Just ask Atlantan Brian Gunter. The price for working on more than 150 films during his 35-year career was often months at a time away from his family. Brian has lived in Georgia all his life and never wanted to move his family to Los Angeles. When he would get a call to work, he’d just pack his bags and go. He lived out of hotel rooms for about 15 years. It was hard on his family, but they would come to the set to visit and his kids enjoyed the travel and their adventures with him, like learning to ski in Prague. So it was a blessing when work started to pick up in Georgia over the past eight years.
Now Brian has found a new career path that lets him stay in the film industry, requires little travel, and even allows him to take vacations.
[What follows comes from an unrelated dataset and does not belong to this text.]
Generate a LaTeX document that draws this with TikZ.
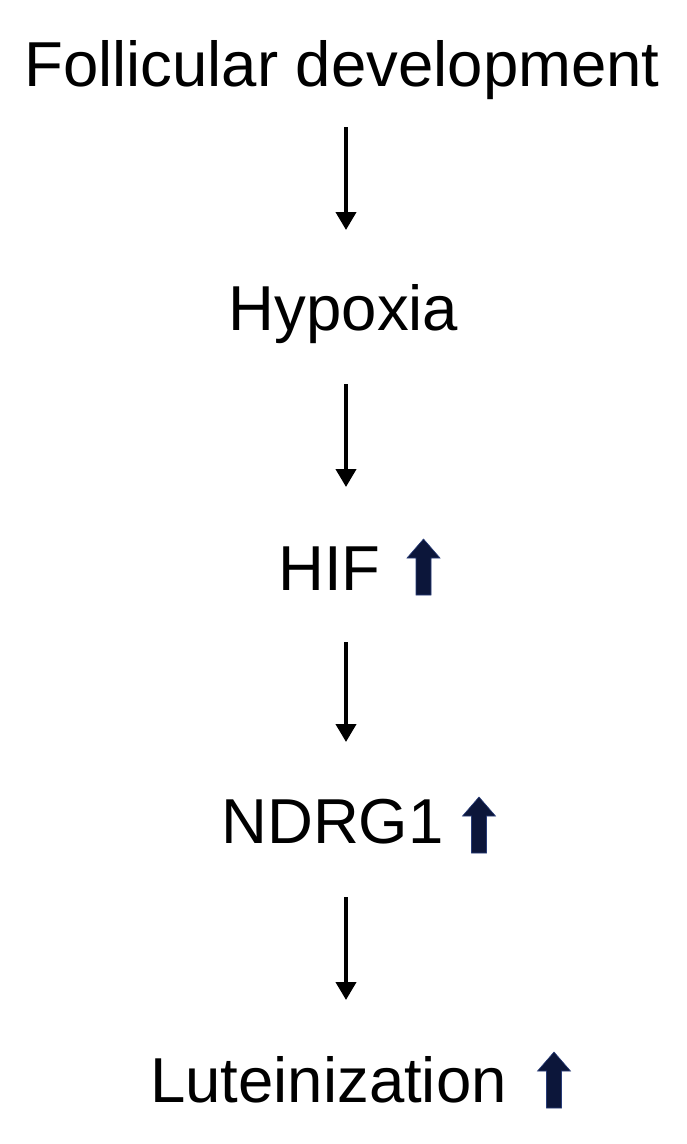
\documentclass[tikz,border=0pt]{standalone}
\usepackage{fontspec}
\setmainfont{Liberation Sans}
\usetikzlibrary{arrows.meta}
\definecolor{upblue}{RGB}{12,22,58}
\tikzset{
  label/.style={inner sep=0pt, anchor=base, font=\fontsize{63.5}{70}\selectfont},
  flow/.style={line width=4pt, -{Triangle[width=20pt,length=18pt]}},
  uparrow/.pic={\fill[upblue, draw={rgb,255:red,40;green,60;blue,120}, line width=0.6pt]
     (-7.5,0) -- (-7.5,-37) -- (-16.5,-37) -- (0,-56) -- (16.5,-37) -- (7.5,-37) -- (7.5,0) -- cycle;}
}
\begin{document}
\begin{tikzpicture}[x=1pt,y=-1pt]
\useasboundingbox[fill=white] (0,0) rectangle (686,1144);
\node[label] (fol) at (342,86) {Follicular development};
\node[label] (hyp) at (343.5,330) {Hypoxia};
\node[label] (hif) at (329.5,590) {HIF};
\node[label] (ndrg) at (332.5,843) {NDRG1};
\node[label] (lut) at (328.5,1102) {Luteinization};
\coordinate (a1s) at (346,127); \coordinate (a1e) at (346,230);
\coordinate (a2s) at (346,384); \coordinate (a2e) at (346,487);
\coordinate (a3s) at (346,642); \coordinate (a3e) at (346,742);
\coordinate (a4s) at (346,897); \coordinate (a4e) at (346,1000);
\draw[flow] (a1s) -- (a1e);
\draw[flow] (a2s) -- (a2e);
\draw[flow] (a3s) -- (a3e);
\draw[flow] (a4s) -- (a4e);
\pic at (423.5,595) {uparrow};
\pic at (479,853) {uparrow};
\pic at (554,1108) {uparrow};
\end{tikzpicture}
\end{document}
Thanks to the recent boom in the Georgia film industry, the next generation of filmmakers needs to be trained by people like Brian with decades of experience.
During his career on set, Brian spent about 10 years as an electrician (a member of the lighting crew), 20 years as a gaffer (chief lighting technician), and five years as a camera operator and director of photography, working with some of the most accomplished directors and actors in the world.
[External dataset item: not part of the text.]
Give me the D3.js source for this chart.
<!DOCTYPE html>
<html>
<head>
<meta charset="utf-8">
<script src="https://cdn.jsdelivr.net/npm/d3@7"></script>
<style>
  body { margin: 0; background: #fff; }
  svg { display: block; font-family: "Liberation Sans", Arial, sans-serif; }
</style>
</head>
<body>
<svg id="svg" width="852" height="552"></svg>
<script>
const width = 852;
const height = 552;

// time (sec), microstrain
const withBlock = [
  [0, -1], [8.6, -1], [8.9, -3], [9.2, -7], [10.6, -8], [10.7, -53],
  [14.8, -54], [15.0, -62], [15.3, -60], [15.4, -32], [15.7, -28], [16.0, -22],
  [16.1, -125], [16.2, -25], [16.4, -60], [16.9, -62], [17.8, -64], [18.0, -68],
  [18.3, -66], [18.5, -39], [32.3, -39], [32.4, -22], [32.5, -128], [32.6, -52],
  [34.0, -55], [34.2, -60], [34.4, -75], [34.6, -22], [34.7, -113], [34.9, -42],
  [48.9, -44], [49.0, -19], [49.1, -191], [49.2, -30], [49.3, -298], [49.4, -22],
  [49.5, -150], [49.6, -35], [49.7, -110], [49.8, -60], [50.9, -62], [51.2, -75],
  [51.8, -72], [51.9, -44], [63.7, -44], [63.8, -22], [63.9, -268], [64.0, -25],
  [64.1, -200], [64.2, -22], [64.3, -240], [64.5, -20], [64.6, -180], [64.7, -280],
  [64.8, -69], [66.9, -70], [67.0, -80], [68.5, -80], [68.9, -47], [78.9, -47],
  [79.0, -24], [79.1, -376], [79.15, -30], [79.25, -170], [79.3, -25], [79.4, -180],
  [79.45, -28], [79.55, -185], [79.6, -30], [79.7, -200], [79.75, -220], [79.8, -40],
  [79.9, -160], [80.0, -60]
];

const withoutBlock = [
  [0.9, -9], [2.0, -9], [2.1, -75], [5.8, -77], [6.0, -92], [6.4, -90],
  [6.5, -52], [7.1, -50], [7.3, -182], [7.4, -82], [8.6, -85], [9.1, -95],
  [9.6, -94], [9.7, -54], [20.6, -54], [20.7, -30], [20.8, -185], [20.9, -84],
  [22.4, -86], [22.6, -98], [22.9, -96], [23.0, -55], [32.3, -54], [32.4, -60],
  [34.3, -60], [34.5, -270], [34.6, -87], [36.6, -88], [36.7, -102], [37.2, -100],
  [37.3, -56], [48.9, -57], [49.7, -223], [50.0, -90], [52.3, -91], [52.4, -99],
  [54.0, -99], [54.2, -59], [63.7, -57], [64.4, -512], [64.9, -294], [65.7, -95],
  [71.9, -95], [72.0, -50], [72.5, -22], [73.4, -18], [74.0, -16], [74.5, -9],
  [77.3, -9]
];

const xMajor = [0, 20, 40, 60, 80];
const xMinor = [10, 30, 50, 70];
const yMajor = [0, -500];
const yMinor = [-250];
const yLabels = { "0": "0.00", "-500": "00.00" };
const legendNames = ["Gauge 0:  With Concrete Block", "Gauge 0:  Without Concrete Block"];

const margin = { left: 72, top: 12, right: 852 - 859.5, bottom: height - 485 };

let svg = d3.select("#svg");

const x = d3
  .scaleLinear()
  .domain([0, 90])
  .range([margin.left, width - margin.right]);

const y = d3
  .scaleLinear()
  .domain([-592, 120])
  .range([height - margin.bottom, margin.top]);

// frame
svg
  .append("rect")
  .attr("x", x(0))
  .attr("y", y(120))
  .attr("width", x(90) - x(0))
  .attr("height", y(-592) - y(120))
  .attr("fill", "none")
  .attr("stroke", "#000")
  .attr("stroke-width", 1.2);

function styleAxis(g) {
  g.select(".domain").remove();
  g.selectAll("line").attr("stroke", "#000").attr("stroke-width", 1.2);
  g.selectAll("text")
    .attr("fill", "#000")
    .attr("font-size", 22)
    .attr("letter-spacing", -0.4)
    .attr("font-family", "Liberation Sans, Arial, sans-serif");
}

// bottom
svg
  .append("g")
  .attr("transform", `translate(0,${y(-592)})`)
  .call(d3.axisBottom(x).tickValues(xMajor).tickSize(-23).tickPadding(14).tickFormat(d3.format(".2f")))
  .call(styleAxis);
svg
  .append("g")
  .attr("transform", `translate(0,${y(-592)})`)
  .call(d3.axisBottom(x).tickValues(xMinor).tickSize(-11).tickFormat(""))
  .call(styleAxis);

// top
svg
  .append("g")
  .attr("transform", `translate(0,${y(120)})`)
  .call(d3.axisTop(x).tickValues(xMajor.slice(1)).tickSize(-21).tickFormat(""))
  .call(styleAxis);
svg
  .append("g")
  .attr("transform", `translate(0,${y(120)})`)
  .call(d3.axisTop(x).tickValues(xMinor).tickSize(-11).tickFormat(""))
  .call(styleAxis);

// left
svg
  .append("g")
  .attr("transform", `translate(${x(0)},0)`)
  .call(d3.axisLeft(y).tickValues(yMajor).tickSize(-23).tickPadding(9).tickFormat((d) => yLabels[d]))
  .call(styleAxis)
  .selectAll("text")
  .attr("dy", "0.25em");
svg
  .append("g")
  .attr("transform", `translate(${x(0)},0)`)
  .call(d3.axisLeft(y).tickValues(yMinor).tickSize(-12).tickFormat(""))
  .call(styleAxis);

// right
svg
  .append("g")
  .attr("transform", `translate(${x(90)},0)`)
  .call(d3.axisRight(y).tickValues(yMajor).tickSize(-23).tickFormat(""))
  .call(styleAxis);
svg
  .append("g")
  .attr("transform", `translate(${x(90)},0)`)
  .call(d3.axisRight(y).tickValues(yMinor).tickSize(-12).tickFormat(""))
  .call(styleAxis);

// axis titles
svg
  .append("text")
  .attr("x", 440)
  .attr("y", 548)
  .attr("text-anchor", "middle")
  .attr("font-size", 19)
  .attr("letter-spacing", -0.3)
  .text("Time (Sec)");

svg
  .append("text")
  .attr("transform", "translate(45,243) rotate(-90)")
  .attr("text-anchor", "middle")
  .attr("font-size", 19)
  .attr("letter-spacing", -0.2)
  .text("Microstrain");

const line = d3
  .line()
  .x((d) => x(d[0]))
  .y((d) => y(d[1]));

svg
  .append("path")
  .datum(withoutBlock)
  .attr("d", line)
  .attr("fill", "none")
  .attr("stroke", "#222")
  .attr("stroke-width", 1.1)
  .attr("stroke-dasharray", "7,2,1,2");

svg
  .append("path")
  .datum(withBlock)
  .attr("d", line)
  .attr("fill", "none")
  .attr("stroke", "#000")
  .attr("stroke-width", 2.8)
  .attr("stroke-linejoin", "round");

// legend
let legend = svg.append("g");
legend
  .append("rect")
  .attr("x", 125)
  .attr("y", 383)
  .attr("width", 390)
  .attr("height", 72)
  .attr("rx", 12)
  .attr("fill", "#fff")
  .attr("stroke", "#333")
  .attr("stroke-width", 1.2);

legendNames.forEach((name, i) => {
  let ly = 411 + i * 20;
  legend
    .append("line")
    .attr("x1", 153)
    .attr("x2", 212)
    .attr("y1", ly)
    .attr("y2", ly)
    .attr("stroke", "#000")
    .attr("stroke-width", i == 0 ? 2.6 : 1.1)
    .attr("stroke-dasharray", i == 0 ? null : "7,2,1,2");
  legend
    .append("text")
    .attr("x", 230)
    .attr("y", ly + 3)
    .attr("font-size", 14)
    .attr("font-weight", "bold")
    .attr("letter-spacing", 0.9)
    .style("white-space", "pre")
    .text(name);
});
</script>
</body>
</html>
“After all those years, I lost my enthusiasm for the long hours on set. Teaching at the Georgia Film Academy gives me the opportunity to get off the set and pass on my knowledge,” says Brian. “What I’m teaching is something I’ve done for so long I could do it blindfolded.”
Brian knew the material, but had never taught it before. Aaron Levy, Director of Academics for the Georgia Film Academy, offered Brian this advice: Treat teaching like a performance. That made sense to Brian, who has a trove of stories to tell his students.
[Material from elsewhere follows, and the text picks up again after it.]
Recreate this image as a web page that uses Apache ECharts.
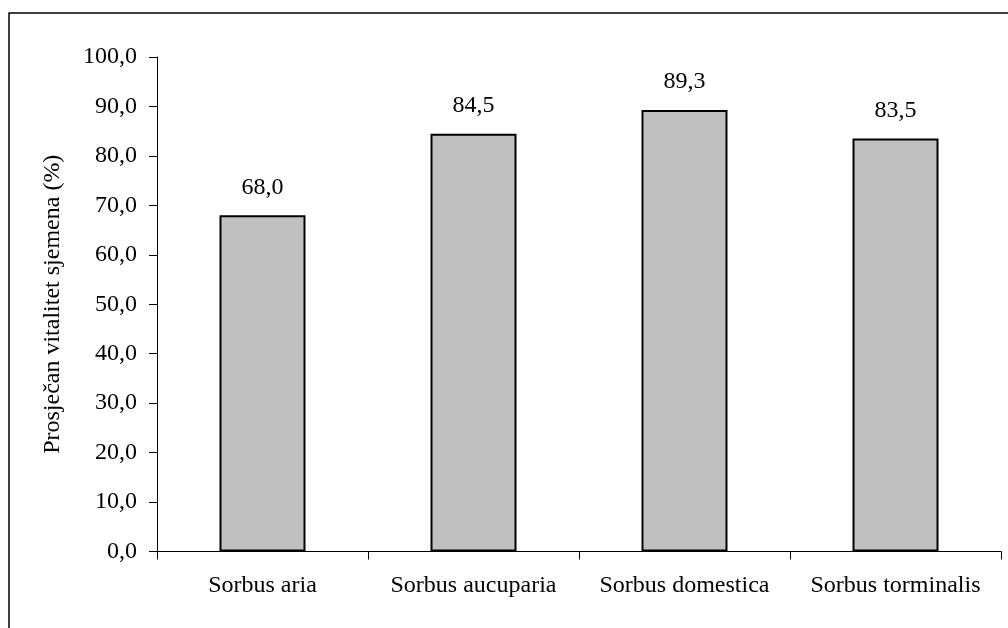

“One of my favorite stories is from the set of ‘The Newton Boys’ with Matthew McConaughey. I built a lot of my own lights to make them fit perfectly for tight, nighttime sets. These lights were made out of cardboard,” says Brian. “My crew was rigging five of these lights around McConaughey and I joked with him, ‘They’re paying you so much money I have to shoot you with cardboard lights.’ He was good-natured about the ribbing.”
Several of Brian’s students are now bona fide members of the film community. He’s proud of their hard work and perseverance, but according to Brian, it’s a myth that it’s difficult to get into the film business, especially in Georgia.
“Georgia is the best place to be if you want to work in the film industry,” says Brian.
“The industry prefers to hire locals and the Academy is meeting its goals of increasing the labor pool in Georgia. I wish I had this opportunity when I first started in this industry.”